小池氏はすかさず、「事務方で詰めている。組織委によーく聞いていただきたい」と言い返した。“あんたが知らないだけでしょ。好き勝手言ってるんじゃないわよ”という不快感モロ出しだった。
「丸川大臣は同じキャスター出身の小池氏に強烈なライバル意識を燃やしているが、組織委員会から情報をもらえないで焦っている。だから看護師派遣要請で自分に批判が向けられそうになると、小池批判にすり替えようとした」(都庁幹部)
丸川氏の口撃は政府の責任回避作戦の手始めだ。
その日、政府は東京(大手町)に大規模接種会場を設営することを打ち出し、自衛隊の医師、看護師を動員して首都圏の高齢者を対象に「1日1万人」のワクチン接種を行なうことを発表した。

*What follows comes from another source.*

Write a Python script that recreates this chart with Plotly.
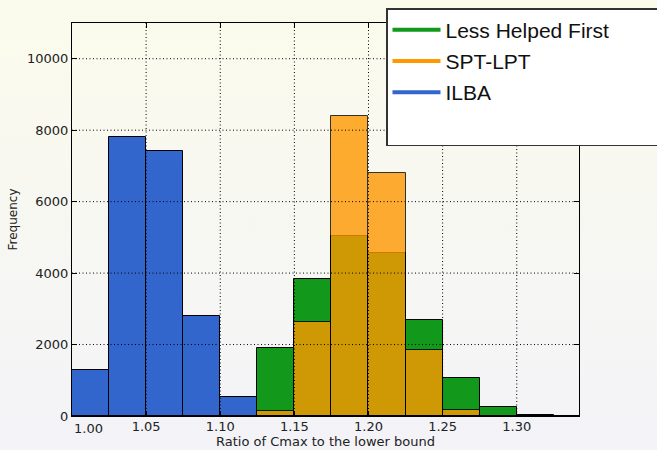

一見、「五輪への備え」にみえる。だが、大規模会場での接種期間は3か月間、1日1万人としても最大で90万人だ。ワクチン優先接種の対象となる65歳以上の人口は全国に約3600万人、首都圏の1都3県でも900万人を超える。東京の大規模会場で接種できるのは首都圏の高齢者の1割にすぎない。五輪の感染対策としては焼け石に水で、「政府が五輪のリスク回避に取り組んでいる」というアリバイづくりであることは見え見えだろう。
こんな付け焼き刃の対応が必要になったのは、菅首相が高齢者へのワクチン接種を五輪に間に合わせるために、「7月末までに終わらせる」と指令を出したからだ。計画では「8月中」の予定だったから、現場の混乱に拍車がかかっている。